**TO BE DONE**:
Return precisely the span of lines from the top of the material below to the line containing "(bus2) at (10,118)", both included. Pictures are excluded.

**DATA SEGMENT**:
^^^^^^^^^^^^^^^^
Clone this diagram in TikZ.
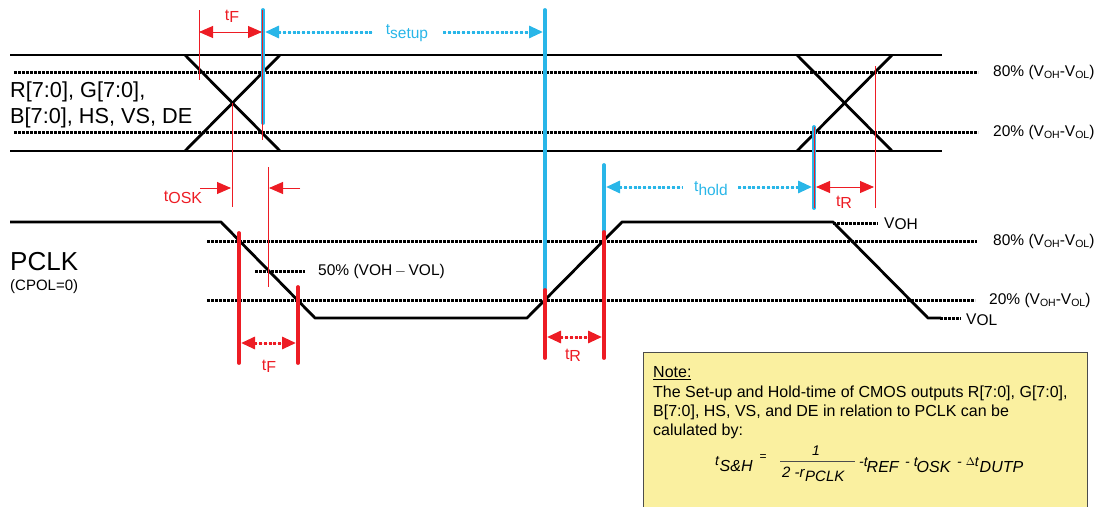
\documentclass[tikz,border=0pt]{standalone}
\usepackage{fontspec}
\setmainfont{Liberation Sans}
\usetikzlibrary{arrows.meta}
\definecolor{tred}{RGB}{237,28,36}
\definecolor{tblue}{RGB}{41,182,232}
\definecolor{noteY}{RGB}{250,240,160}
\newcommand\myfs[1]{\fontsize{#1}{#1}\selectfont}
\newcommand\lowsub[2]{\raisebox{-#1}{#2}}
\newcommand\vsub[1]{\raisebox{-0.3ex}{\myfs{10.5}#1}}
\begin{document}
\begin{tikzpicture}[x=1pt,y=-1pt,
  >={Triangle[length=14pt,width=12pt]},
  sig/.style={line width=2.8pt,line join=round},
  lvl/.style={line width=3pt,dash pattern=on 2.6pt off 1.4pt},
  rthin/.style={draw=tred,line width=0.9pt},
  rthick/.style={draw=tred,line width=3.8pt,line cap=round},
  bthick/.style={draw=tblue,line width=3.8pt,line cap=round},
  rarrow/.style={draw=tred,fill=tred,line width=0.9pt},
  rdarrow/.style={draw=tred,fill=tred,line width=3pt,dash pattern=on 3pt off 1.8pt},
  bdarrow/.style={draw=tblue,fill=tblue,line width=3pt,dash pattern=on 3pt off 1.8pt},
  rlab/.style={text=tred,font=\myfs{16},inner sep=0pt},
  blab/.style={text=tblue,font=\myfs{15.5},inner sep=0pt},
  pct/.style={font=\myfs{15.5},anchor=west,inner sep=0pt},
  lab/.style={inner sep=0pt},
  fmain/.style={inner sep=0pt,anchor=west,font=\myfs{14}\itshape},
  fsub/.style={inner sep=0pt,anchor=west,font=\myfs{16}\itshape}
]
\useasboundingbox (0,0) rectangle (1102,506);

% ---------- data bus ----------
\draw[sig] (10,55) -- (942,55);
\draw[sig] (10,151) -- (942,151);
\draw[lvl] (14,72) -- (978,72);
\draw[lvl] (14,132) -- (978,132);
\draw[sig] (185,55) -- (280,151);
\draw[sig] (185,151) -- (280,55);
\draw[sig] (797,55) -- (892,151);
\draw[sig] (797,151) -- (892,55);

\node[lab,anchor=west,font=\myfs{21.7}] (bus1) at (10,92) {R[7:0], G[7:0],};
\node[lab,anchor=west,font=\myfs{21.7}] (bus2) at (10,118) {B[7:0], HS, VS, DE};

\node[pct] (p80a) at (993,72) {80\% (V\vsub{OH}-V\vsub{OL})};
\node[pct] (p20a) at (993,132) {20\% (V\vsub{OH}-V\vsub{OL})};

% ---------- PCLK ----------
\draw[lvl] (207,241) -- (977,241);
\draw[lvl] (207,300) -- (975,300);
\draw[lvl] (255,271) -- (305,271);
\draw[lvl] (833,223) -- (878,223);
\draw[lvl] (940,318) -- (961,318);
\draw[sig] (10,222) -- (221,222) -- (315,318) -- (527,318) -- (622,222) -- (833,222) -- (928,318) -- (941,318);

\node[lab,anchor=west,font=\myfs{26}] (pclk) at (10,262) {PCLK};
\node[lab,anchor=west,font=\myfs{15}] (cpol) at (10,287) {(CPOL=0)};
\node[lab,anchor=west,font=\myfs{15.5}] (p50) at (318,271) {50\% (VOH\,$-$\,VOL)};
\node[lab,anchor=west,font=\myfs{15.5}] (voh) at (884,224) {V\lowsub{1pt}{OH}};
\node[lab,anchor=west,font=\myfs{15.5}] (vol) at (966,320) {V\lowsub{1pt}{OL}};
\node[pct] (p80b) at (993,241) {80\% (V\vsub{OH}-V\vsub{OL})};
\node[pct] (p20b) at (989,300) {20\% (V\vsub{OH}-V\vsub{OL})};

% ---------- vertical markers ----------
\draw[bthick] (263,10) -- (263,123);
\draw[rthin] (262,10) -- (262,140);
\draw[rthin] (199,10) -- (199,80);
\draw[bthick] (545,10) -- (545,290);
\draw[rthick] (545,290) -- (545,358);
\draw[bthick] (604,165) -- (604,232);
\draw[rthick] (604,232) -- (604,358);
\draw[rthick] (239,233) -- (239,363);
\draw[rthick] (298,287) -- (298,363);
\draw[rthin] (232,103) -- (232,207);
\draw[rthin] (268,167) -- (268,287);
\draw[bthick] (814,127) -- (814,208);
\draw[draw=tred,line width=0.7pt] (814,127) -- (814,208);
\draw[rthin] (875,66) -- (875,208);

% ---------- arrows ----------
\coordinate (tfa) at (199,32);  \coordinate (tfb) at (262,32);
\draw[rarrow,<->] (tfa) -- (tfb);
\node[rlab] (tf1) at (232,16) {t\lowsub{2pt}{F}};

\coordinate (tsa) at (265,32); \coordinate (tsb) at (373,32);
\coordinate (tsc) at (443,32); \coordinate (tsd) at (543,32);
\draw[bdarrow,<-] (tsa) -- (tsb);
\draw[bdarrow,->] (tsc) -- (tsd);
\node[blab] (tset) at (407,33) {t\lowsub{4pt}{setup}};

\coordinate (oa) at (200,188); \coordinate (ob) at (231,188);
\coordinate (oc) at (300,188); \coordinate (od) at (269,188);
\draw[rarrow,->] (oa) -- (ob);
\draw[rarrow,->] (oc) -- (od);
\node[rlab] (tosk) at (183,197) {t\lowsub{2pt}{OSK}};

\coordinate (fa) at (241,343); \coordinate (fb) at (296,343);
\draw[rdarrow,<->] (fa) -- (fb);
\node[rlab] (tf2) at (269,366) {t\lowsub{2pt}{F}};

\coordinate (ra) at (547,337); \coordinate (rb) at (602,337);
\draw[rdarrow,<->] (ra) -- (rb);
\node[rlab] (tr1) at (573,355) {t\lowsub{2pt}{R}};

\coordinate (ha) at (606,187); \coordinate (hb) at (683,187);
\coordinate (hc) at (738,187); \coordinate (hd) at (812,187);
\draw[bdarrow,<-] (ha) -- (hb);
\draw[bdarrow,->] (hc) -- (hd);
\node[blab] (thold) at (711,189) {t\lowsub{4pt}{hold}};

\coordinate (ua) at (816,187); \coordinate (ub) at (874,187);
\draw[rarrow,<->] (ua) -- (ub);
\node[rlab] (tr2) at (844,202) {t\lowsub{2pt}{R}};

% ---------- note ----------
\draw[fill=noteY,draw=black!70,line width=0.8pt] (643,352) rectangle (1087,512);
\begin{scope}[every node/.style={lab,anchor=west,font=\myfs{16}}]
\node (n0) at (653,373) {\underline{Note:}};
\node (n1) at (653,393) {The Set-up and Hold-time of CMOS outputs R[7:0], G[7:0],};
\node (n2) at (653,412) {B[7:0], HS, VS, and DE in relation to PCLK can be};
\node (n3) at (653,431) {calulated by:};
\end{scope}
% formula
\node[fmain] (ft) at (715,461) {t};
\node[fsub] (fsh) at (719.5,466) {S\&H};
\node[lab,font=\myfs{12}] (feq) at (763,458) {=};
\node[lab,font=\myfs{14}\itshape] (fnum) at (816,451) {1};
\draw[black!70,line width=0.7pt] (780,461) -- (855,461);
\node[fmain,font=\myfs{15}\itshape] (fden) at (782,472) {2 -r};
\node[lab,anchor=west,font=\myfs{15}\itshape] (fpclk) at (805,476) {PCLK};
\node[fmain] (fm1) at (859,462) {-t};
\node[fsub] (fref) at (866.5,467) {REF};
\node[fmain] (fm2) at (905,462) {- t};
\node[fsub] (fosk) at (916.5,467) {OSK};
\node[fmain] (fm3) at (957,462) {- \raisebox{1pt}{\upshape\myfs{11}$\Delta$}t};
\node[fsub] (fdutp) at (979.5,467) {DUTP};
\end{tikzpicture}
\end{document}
^^^^^^^^^^^^^^^^
**FULL OUTPUT**:
Clone this diagram in TikZ.
\documentclass[tikz,border=0pt]{standalone}
\usepackage{fontspec}
\setmainfont{Liberation Sans}
\usetikzlibrary{arrows.meta}
\definecolor{tred}{RGB}{237,28,36}
\definecolor{tblue}{RGB}{41,182,232}
\definecolor{noteY}{RGB}{250,240,160}
\newcommand\myfs[1]{\fontsize{#1}{#1}\selectfont}
\newcommand\lowsub[2]{\raisebox{-#1}{#2}}
\newcommand\vsub[1]{\raisebox{-0.3ex}{\myfs{10.5}#1}}
\begin{document}
\begin{tikzpicture}[x=1pt,y=-1pt,
  >={Triangle[length=14pt,width=12pt]},
  sig/.style={line width=2.8pt,line join=round},
  lvl/.style={line width=3pt,dash pattern=on 2.6pt off 1.4pt},
  rthin/.style={draw=tred,line width=0.9pt},
  rthick/.style={draw=tred,line width=3.8pt,line cap=round},
  bthick/.style={draw=tblue,line width=3.8pt,line cap=round},
  rarrow/.style={draw=tred,fill=tred,line width=0.9pt},
  rdarrow/.style={draw=tred,fill=tred,line width=3pt,dash pattern=on 3pt off 1.8pt},
  bdarrow/.style={draw=tblue,fill=tblue,line width=3pt,dash pattern=on 3pt off 1.8pt},
  rlab/.style={text=tred,font=\myfs{16},inner sep=0pt},
  blab/.style={text=tblue,font=\myfs{15.5},inner sep=0pt},
  pct/.style={font=\myfs{15.5},anchor=west,inner sep=0pt},
  lab/.style={inner sep=0pt},
  fmain/.style={inner sep=0pt,anchor=west,font=\myfs{14}\itshape},
  fsub/.style={inner sep=0pt,anchor=west,font=\myfs{16}\itshape}
]
\useasboundingbox (0,0) rectangle (1102,506);

% ---------- data bus ----------
\draw[sig] (10,55) -- (942,55);
\draw[sig] (10,151) -- (942,151);
\draw[lvl] (14,72) -- (978,72);
\draw[lvl] (14,132) -- (978,132);
\draw[sig] (185,55) -- (280,151);
\draw[sig] (185,151) -- (280,55);
\draw[sig] (797,55) -- (892,151);
\draw[sig] (797,151) -- (892,55);

\node[lab,anchor=west,font=\myfs{21.7}] (bus1) at (10,92) {R[7:0], G[7:0],};
\node[lab,anchor=west,font=\myfs{21.7}] (bus2) at (10,118) {B[7:0], HS, VS, DE};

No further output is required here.